PROBLEM: Set down the data below from its first line to the line holding "const revolvingYLabels = ['-0.6', '-0.4', '-0.2', '0.0'];", inclusive; omit all pictures.
....................
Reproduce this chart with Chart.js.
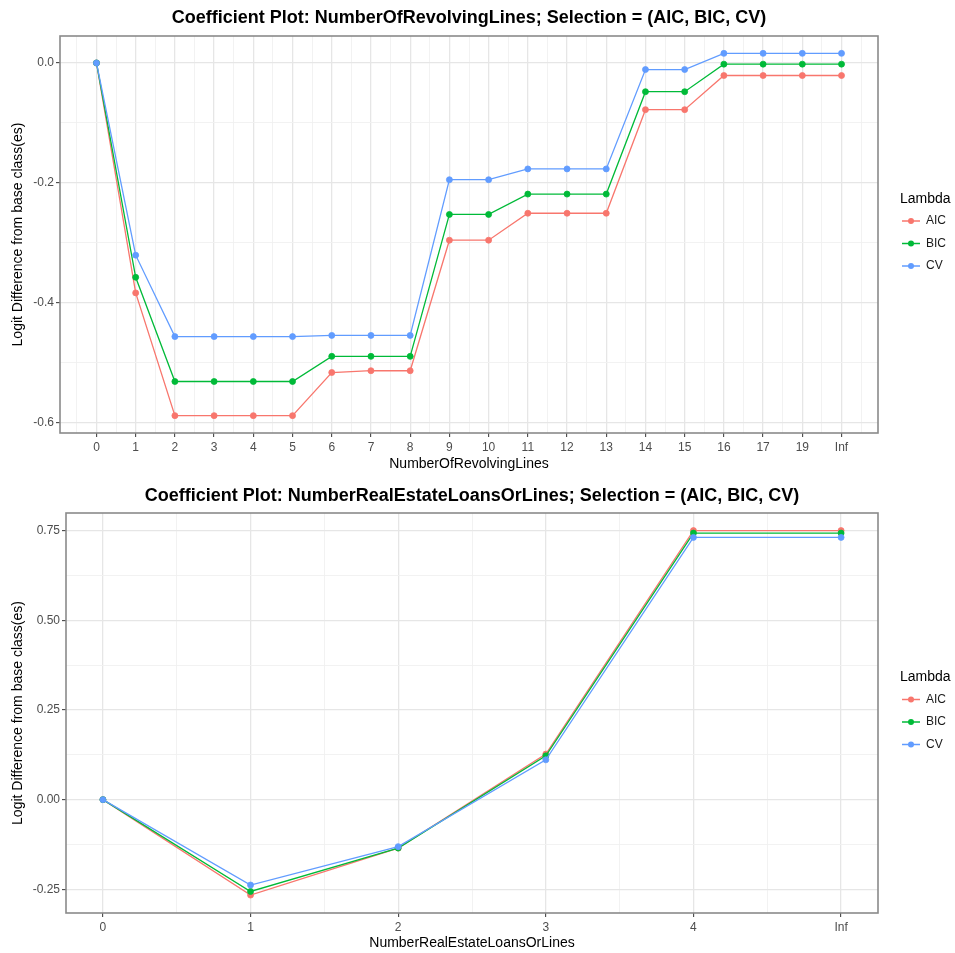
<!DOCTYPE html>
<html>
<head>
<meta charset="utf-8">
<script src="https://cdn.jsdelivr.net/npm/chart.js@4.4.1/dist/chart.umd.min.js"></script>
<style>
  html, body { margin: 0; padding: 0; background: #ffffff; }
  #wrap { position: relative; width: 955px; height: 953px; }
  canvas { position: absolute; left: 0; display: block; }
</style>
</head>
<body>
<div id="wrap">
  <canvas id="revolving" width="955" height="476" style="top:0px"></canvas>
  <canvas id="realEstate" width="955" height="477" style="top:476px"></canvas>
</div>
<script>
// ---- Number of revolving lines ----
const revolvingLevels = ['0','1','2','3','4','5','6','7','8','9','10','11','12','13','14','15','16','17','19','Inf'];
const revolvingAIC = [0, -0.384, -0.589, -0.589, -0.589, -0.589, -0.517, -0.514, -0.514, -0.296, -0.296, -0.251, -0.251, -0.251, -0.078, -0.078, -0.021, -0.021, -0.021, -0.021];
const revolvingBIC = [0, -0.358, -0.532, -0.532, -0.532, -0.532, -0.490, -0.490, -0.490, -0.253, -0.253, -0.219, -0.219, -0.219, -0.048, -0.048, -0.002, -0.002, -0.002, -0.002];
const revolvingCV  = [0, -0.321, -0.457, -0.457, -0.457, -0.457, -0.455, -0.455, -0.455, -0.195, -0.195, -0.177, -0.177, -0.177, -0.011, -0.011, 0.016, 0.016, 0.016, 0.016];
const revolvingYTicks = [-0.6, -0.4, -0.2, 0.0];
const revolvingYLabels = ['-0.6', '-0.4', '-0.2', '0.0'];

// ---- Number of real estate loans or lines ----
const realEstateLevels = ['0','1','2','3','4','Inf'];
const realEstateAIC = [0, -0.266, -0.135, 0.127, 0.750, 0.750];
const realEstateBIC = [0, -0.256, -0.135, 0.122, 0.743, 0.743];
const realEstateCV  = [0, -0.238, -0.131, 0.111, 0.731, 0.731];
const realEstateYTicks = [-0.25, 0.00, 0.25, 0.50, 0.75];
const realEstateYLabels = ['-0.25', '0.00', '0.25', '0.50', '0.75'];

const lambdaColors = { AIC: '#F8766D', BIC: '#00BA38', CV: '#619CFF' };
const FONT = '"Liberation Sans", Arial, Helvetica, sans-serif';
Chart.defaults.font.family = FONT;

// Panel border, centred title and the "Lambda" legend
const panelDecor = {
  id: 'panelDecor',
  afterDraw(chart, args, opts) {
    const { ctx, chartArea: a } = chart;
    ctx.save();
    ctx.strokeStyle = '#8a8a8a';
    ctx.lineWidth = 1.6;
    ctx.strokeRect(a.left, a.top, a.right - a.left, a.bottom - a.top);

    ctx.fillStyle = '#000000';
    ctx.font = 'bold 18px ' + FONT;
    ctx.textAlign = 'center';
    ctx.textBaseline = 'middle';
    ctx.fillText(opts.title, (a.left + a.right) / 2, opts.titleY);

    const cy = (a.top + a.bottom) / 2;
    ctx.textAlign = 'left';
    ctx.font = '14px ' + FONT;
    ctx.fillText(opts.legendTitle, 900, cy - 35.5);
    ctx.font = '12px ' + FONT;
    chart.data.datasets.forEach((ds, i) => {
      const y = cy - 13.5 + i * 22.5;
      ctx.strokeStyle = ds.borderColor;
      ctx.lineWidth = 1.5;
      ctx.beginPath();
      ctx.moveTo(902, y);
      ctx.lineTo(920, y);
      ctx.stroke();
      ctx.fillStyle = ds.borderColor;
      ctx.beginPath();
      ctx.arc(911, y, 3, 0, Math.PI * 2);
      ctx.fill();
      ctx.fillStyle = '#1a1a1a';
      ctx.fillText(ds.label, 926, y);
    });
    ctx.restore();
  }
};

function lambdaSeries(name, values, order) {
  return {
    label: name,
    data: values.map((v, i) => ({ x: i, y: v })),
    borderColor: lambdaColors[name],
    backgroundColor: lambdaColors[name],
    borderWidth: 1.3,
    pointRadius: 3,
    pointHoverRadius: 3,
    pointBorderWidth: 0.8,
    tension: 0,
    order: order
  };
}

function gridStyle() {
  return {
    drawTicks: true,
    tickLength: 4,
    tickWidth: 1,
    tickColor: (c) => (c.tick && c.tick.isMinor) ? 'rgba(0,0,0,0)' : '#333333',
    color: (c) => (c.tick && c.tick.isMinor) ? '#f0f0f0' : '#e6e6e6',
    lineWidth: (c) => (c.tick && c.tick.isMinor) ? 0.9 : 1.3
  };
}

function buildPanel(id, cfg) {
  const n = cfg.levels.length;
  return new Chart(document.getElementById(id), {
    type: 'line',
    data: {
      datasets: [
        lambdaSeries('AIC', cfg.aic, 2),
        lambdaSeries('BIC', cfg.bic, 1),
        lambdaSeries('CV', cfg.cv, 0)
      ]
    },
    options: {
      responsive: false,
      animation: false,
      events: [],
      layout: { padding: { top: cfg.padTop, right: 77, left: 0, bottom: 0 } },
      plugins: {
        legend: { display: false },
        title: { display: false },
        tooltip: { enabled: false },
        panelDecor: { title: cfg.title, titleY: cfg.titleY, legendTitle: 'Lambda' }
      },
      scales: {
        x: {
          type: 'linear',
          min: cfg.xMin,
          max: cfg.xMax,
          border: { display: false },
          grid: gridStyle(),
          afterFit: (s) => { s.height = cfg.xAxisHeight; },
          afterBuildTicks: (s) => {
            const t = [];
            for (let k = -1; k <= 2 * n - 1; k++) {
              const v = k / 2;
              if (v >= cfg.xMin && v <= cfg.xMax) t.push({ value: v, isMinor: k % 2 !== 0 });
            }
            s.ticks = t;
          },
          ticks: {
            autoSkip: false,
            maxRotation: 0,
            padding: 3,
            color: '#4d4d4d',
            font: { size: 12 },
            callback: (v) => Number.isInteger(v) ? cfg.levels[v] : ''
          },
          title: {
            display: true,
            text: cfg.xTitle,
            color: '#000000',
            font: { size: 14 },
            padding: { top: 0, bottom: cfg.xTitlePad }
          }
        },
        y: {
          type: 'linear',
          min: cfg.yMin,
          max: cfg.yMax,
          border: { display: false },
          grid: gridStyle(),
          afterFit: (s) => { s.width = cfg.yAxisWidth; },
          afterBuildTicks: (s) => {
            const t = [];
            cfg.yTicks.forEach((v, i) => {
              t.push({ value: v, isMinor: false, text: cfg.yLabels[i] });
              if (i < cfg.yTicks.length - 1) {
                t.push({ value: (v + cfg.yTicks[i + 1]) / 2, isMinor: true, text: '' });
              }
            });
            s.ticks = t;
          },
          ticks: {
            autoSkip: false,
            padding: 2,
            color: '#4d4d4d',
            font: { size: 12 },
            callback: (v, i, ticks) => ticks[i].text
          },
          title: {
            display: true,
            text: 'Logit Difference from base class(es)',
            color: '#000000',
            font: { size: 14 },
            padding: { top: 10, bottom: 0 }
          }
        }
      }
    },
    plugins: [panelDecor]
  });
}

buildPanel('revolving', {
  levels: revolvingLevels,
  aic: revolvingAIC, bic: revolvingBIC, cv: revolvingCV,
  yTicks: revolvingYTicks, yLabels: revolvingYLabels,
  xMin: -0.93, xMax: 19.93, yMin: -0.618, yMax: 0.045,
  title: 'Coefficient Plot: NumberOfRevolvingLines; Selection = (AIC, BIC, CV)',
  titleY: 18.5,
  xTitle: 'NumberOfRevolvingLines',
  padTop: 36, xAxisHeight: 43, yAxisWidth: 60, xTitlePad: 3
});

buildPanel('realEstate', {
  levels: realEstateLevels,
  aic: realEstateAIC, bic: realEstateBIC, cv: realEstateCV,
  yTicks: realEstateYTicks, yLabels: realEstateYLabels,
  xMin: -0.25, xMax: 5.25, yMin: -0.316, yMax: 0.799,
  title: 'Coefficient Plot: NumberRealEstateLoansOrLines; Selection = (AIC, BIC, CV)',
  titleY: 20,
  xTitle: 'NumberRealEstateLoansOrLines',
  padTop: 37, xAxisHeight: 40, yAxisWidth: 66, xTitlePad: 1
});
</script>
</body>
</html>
....................
RESPONSE TO THIS TASK:
Reproduce this chart with Chart.js.
<!DOCTYPE html>
<html>
<head>
<meta charset="utf-8">
<script src="https://cdn.jsdelivr.net/npm/chart.js@4.4.1/dist/chart.umd.min.js"></script>
<style>
  html, body { margin: 0; padding: 0; background: #ffffff; }
  #wrap { position: relative; width: 955px; height: 953px; }
  canvas { position: absolute; left: 0; display: block; }
</style>
</head>
<body>
<div id="wrap">
  <canvas id="revolving" width="955" height="476" style="top:0px"></canvas>
  <canvas id="realEstate" width="955" height="477" style="top:476px"></canvas>
</div>
<script>
// ---- Number of revolving lines ----
const revolvingLevels = ['0','1','2','3','4','5','6','7','8','9','10','11','12','13','14','15','16','17','19','Inf'];
const revolvingAIC = [0, -0.384, -0.589, -0.589, -0.589, -0.589, -0.517, -0.514, -0.514, -0.296, -0.296, -0.251, -0.251, -0.251, -0.078, -0.078, -0.021, -0.021, -0.021, -0.021];
const revolvingBIC = [0, -0.358, -0.532, -0.532, -0.532, -0.532, -0.490, -0.490, -0.490, -0.253, -0.253, -0.219, -0.219, -0.219, -0.048, -0.048, -0.002, -0.002, -0.002, -0.002];
const revolvingCV  = [0, -0.321, -0.457, -0.457, -0.457, -0.457, -0.455, -0.455, -0.455, -0.195, -0.195, -0.177, -0.177, -0.177, -0.011, -0.011, 0.016, 0.016, 0.016, 0.016];
const revolvingYTicks = [-0.6, -0.4, -0.2, 0.0];
const revolvingYLabels = ['-0.6', '-0.4', '-0.2', '0.0'];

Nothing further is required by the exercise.